Jenis-jenis Batu Bara
Tingkat
perubahan yang dialami batubara, dari gambut sampai menjadi antrasit disebut
sebagai pengarangan memiliki hubungan yang penting dan hubungan tersebut
disebut sebagai ‘tingkat mutu’ batubara. Batubara dengan mutu yang rendah,
seperti batubara muda dan subbitumen biasanya lebih lembut dengan materi yang
rapuh dan berwarna suram seperti tanah. Batubara muda memilih tingkat
kelembaban yang tinggi dan kandungan karbon yang rendah, dan dengan demikian
kandungan energinya rendah.
Batubara dengan
mutu yang lebih tinggi umumnya lebih keras dan kuat dan seringkali berwarna
hitam cemerlang seperti kaca. Batubara dengan mutu yang lebih tinggi memiliki
kandungan karbon yang lebih banyak, tingkat kelembaban yang lebih rendah dan
menghasilkan energi yang lebih banyak. Antrasit adalah batubara dengan mutu
yang paling baik dan dengan demikian memiliki kandungan karbon dan energi yang
lebih tinggi serta tingkat kelembaban yang lebih rendah.
KONDISI WILAYAH
Pulau
Kalimantan selain kaya dengan keanekaragaman hayati, ternyata memiliki
kandungan bahan galian yang cukup potensial untuk ditambang. Jenis-jenis bahan
galian yang terdapat di Kalimantan menurut golongannya antara lain adalah :
bahan galian golongan A : batubara, minyak bumi, nikel, besi dan mineral berat;
bahan galian golongan B : emas, intan, timah hitam dan seng, antimon, pasir
kwarsa, kaolin, gips, fosfat, kwarsa kristal dan golongan C adalah batu kapur,
batu gunung, batu kerikil, pasir dan tanah liat. Sampai saat ini, penambangan
batubara telah dilakukan dan juga direncanakan di berbagai lokasi yang tersebar
dibeberapa Provinsi, di wilayah Kalimantan. Sebagian besar potensi tambang
batubara tersebut terdapat di dalam kawasan hutan, bukan hanya di dalam kawasan
hutan produksi tetapi juga terdapat di dalam beberapa kawasan lindung seperti
taman nasional.
PERMASALAHAN
Secara umum,
tahapan penambangan batubara meliputi : (1) pembersihan lahan/pembebasan
vegetasi (land clearing); (2) pengupasan dan penimbunan tanah penutup; (3)

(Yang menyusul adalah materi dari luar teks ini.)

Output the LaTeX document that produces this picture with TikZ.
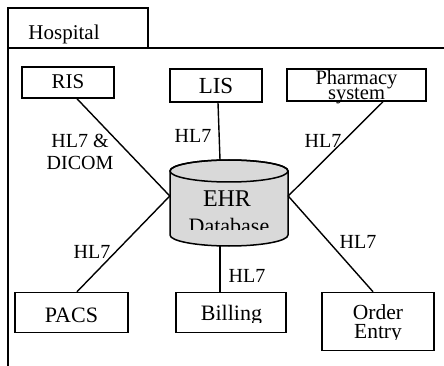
\documentclass[tikz,border=0pt]{standalone}
\usepackage{fontspec}
\setmainfont{Liberation Serif}
\usetikzlibrary{calc}
\newcommand\fsz[1]{\fontsize{#1}{#1}\selectfont}
\begin{document}
\begin{tikzpicture}[x=1pt,y=-1pt,
  frame/.style={line width=1.5pt},
  box/.style={draw, line width=1.5pt, inner sep=0pt},
  conn/.style={line width=1.4pt},
  txt/.style={anchor=base, inner sep=0pt, font=\fsz{22}, align=center},
  lbl/.style={anchor=base, inner sep=0pt, font=\fsz{20}, align=center}]
\useasboundingbox (0,0) rectangle (444,366);
% hospital frame
\draw[frame] (8,366) -- (8,8) -- (148,8) -- (148,48);
\draw[frame] (8,48) -- (444,48);
\node[txt, font=\fsz{21}] (hosp) at (64,40) {Hospital};
% boxes
\node[box, minimum width=92pt, minimum height=31pt] (ris) at (68,82.5) {};
\node[txt, font=\fsz{21}] (ristxt) at (68,89) {RIS};
\node[box, minimum width=92pt, minimum height=33pt] (lis) at (216,85.5) {};
\node[txt, font=\fsz{23}] (listxt) at (216,93.5) {LIS};
\node[box, minimum width=139pt, minimum height=32pt] (ph) at (356.5,85) {};
\node[txt, font=\fsz{20.5}] (phtxt) at (356.5,99.5) {Pharmacy\\[-6pt]system};
\node[box, minimum width=113pt, minimum height=40pt] (pacs) at (71.5,312.5) {};
\node[txt] (pacstxt) at (71.5,322) {PACS};
\node[box, minimum width=110pt, minimum height=40pt] (bill) at (231,312.5) {};
\node[box, minimum width=112pt, minimum height=58pt] (ord) at (378,321.5) {};
% database cylinder
\node[minimum width=118pt, minimum height=86pt, inner sep=0pt] (db) at (229,203) {};
\draw[line width=1.5pt, fill=gray!30] (170,171) -- (170,235)
  arc[start angle=180, end angle=0, x radius=59, y radius=11] -- (288,171)
  arc[start angle=0, end angle=-180, x radius=59, y radius=11] -- cycle;
\draw[line width=1.5pt] (229,171) ellipse[x radius=59, y radius=11];
\node[txt, font=\fsz{24}] (ehr) at (227,207) {EHR};
\begin{scope}
  \clip (170,160) rectangle (288,229.5);
  \node[txt, font=\fsz{22}] (dbtxt) at (229,233) {Database};
\end{scope}
\begin{scope}
  \clip (176,292) rectangle (286,322.5);
  \node[txt] (billtxt) at (231.5,320) {Billing};
\end{scope}
\begin{scope}
  \clip (322,292) rectangle (434,339.5);
  \node[txt, font=\fsz{21.5}] (ordtxt) at (378,338) {Order\\[-3pt]Entry};
\end{scope}
% connectors
\draw[conn] ([xshift=9pt]ris.south) -- ($(db.west)+(0,-7)$);
\draw[conn] ([xshift=2pt]lis.south) -- ([xshift=-9pt]db.north);
\draw[conn] ([xshift=26.5pt]ph.south) -- ($(db.east)+(0,-7)$);
\draw[conn] ([xshift=5.5pt]pacs.north) -- ($(db.west)+(0,-7)$);
\draw[conn] ([xshift=-9pt]db.south) -- ([xshift=-11pt]bill.north);
\draw[conn] ([xshift=-5pt]ord.north) -- ($(db.east)+(0,-7)$);
% labels
\node[lbl] (l1) at (80,170) {HL7 \&\\[2pt]DICOM};
\node[lbl] (l2) at (193,143) {HL7};
\node[lbl] (l3) at (323,148) {HL7};
\node[lbl] (l4) at (92,258) {HL7};
\node[lbl] (l5) at (247,282) {HL7};
\node[lbl] (l6) at (358,248) {HL7};
\end{tikzpicture}
\end{document}
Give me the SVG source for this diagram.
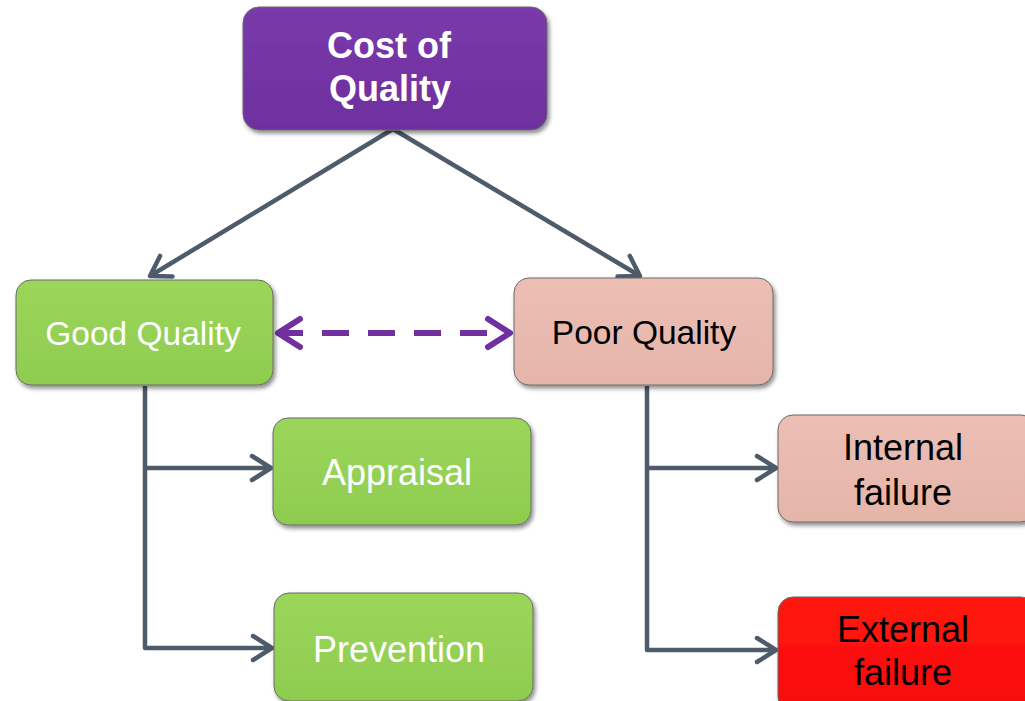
<svg xmlns="http://www.w3.org/2000/svg" width="1025" height="701" viewBox="0 0 1025 701">
  <defs>
    <style>
      .box { stroke: #6b6b6b; stroke-width: 1; filter: url(#shadow); }
      .purple { fill: url(#gPurple); }
      .green { fill: url(#gGreen); }
      .pink { fill: url(#gPink); }
      .red { fill: url(#gRed); }
      .lbl { font-family: "Liberation Sans", Arial, sans-serif; text-anchor: middle; }
      .white { fill: #ffffff; }
      .black { fill: #000000; }
      .conn { fill: none; stroke: #4e5b6b; stroke-width: 4.5; stroke-linejoin: round; }
      .dash { fill: none; stroke: #7030a0; stroke-width: 6; stroke-dasharray: 27 19; }
    </style>
    <filter id="shadow" x="-10%" y="-10%" width="125%" height="130%">
      <feDropShadow dx="2" dy="3" stdDeviation="2" flood-color="#000" flood-opacity="0.45"/>
    </filter>
    <linearGradient id="gPurple" x1="0" y1="0" x2="0" y2="1">
      <stop offset="0" stop-color="#7a3aab"/>
      <stop offset="1" stop-color="#6e2f9e"/>
    </linearGradient>
    <linearGradient id="gGreen" x1="0" y1="0" x2="0" y2="1">
      <stop offset="0" stop-color="#9bd65a"/>
      <stop offset="1" stop-color="#8ecc4f"/>
    </linearGradient>
    <linearGradient id="gPink" x1="0" y1="0" x2="0" y2="1">
      <stop offset="0" stop-color="#ecbeb4"/>
      <stop offset="1" stop-color="#e5b5aa"/>
    </linearGradient>
    <linearGradient id="gRed" x1="0" y1="0" x2="0" y2="1">
      <stop offset="0" stop-color="#ff1a10"/>
      <stop offset="1" stop-color="#f80606"/>
    </linearGradient>
    <marker id="arrowGray" markerUnits="userSpaceOnUse" markerWidth="30" markerHeight="30" viewBox="-24 -15 28 30" refX="0" refY="0" orient="auto" overflow="visible">
      <path d="M-19,-12 L0,0 L-19,12" fill="none" stroke="#4e5b6b" stroke-width="4.5" stroke-linecap="round" stroke-linejoin="round"/>
    </marker>
    <marker id="arrowPurple" markerUnits="userSpaceOnUse" markerWidth="34" markerHeight="34" viewBox="-28 -17 32 34" refX="0" refY="0" orient="auto-start-reverse" overflow="visible">
      <path d="M-22,-14 L0,0 L-22,14" fill="none" stroke="#7030a0" stroke-width="6" stroke-linecap="round" stroke-linejoin="round"/>
    </marker>
  </defs>

  <rect width="1025" height="701" fill="#ffffff"/>

  <!-- connectors -->
  <g id="connectors">
    <line class="conn" x1="393" y1="129" x2="150" y2="276" marker-end="url(#arrowGray)"/>
    <line class="conn" x1="393" y1="129" x2="640" y2="276" marker-end="url(#arrowGray)"/>
    <polyline class="conn" points="145,386 145,648 272,648" marker-end="url(#arrowGray)"/>
    <line class="conn" x1="145" y1="468" x2="271" y2="468" marker-end="url(#arrowGray)"/>
    <polyline class="conn" points="647,386 647,650 776,650" marker-end="url(#arrowGray)"/>
    <line class="conn" x1="647" y1="468" x2="776" y2="468" marker-end="url(#arrowGray)"/>
    <line class="dash" x1="278" y1="333" x2="510" y2="333" stroke-dashoffset="-44" marker-start="url(#arrowPurple)" marker-end="url(#arrowPurple)"/>
  </g>

  <!-- nodes -->
  <g id="cost-of-quality">
    <rect class="box purple" x="243" y="7" width="304" height="123" rx="16"/>
    <text class="lbl white" x="389" y="58" font-size="36" font-weight="bold">Cost of</text>
    <text class="lbl white" x="390" y="101" font-size="36" font-weight="bold">Quality</text>
  </g>

  <g id="good-quality">
    <rect class="box green" x="16" y="280" width="257" height="105" rx="15"/>
    <text class="lbl white" x="143" y="345" font-size="33.5">Good Quality</text>
  </g>

  <g id="poor-quality">
    <rect class="box pink" x="514" y="278" width="259" height="107" rx="15"/>
    <text class="lbl black" x="644" y="344" font-size="33.5">Poor Quality</text>
  </g>

  <g id="appraisal">
    <rect class="box green" x="273" y="418" width="258" height="107" rx="15"/>
    <text class="lbl white" x="397" y="485" font-size="36">Appraisal</text>
  </g>

  <g id="prevention">
    <rect class="box green" x="274" y="593" width="259" height="108" rx="15"/>
    <text class="lbl white" x="399" y="662" font-size="36">Prevention</text>
  </g>

  <g id="internal-failure">
    <rect class="box pink" x="778" y="415" width="258" height="107" rx="15"/>
    <text class="lbl black" x="903" y="460" font-size="36">Internal</text>
    <text class="lbl black" x="903" y="505" font-size="36">failure</text>
  </g>

  <g id="external-failure">
    <rect class="box red" x="778" y="597" width="258" height="115" rx="15"/>
    <text class="lbl black" x="903" y="642" font-size="36">External</text>
    <text class="lbl black" x="903" y="685" font-size="36">failure</text>
  </g>
</svg>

penggalian batubara; (4) penirisan tambang; (5) pengangkutan dan (6) reklamasi
lahan bekas penambangan. Tahapan operasional penambangan tersebut dapat
berlangsung pada suatu unit lokasi penambangan dan dimungkinkan pula dapat
terjadi secara simultan di beberapa lokasi penambangan, (Stefanko, R, 1983).
Pada umumnya,
rehabilitasi lahan tempat penimbunan batuan penutup penggalian batubara
meliputi tahapan-tahapan sebagai berikut: (1) perencanaan rehabilitasi lahan;
(2) pemindahan tanah, (top soil dan sub soil); (3) penempatan batuan penutup
yang be ras al dari lubang tambang (pit); (4) pembentukan timbunan batuan
penutup agar lerengnya tidak terlalu curam; (5) penutupan timbunan dengan
lapisan tanah lempung yang dipadatkan atau lapisan batuan yang tidak reaktif
untuk mencegah terjadinya air asam tambang; (6) pembuatan sarana drainase,
untuk mengendalikan aliran air permukaan; (7) penempatan tanah di atas
permukaan timbunan batuan penutup; (8) penanaman vegetasi; (9) pemeliharaan tanaman
dan (10) pemantauan periodik.
Dampak negatif
dari kegiatan pembersihan lahan, pengupasan dan penimbunan tanah penutup dan
penggalian batubara bila tidak segera diatasi akan meninggalkan dampak negatif
yang berpotensi menimbulkan permasalahan. Misalnya, keterlambatan dalam
pengelolaan tanah galian dan tanah timbunan dapat mengakibatkan terjadinya
erosi dan sedimentasi yang cukup parah, terlebih-lebih bila lokasi tersebut
berdekatan dengan lokasi pemukiman penduduk.
Disamping itu,
Kalimantan adalah salah satu wilayah di Indonesia dengan karakteristik tanah
tipikal yang umumnya dalam proses eksplorasi lahannya memerlukan penanganan
khusus secara geoteknik. Hal ini dikarenakan kondisi tanah yang relatif
sensitif terhadap perubahan di sekelilingnya seperti akibat galian dan
perubahan cuaca.
KONDISI FISIK LAHAN PASCA PENAMBANGAN BATUBARA
Kasus-kasus
umum yang banyak terjadi pada lahan-lahan terekspose akibat galian adalah
erosi, kelongsoran dan degradasi kuat pergeseran tanah pada tanah-tanah
ekspansif. Pengupasan tanah atasan (top soil) yang dilakukan pada saat
menambang batubara, seringkali berpengaruh terhadap benih-benih yang tersimpan
alami dalam top soil tersebut yang berpotensi dalam regenerasi hutan. Erosi
adalah perpindahan dan kehilangan massa tanah yang disebabkan oleh air,
gravitasi atau angin.
Pada kegiatan
penambangan batubara, erosi diyakini banyak disebabkan oleh gaya yang berasal
dari air jatuh atau aliran air. Aliran air pada permukaan tanah membawa
partikel-partikel tanah yang telah diceraiberaikan; semakin cepat aliran pada
permukaan tanah semakin banyak pula partikel-partikel tanah yang bisa
diceraiberaikan dan dibawa oleh aliran sehingga terbentuk “riil” dan “gully”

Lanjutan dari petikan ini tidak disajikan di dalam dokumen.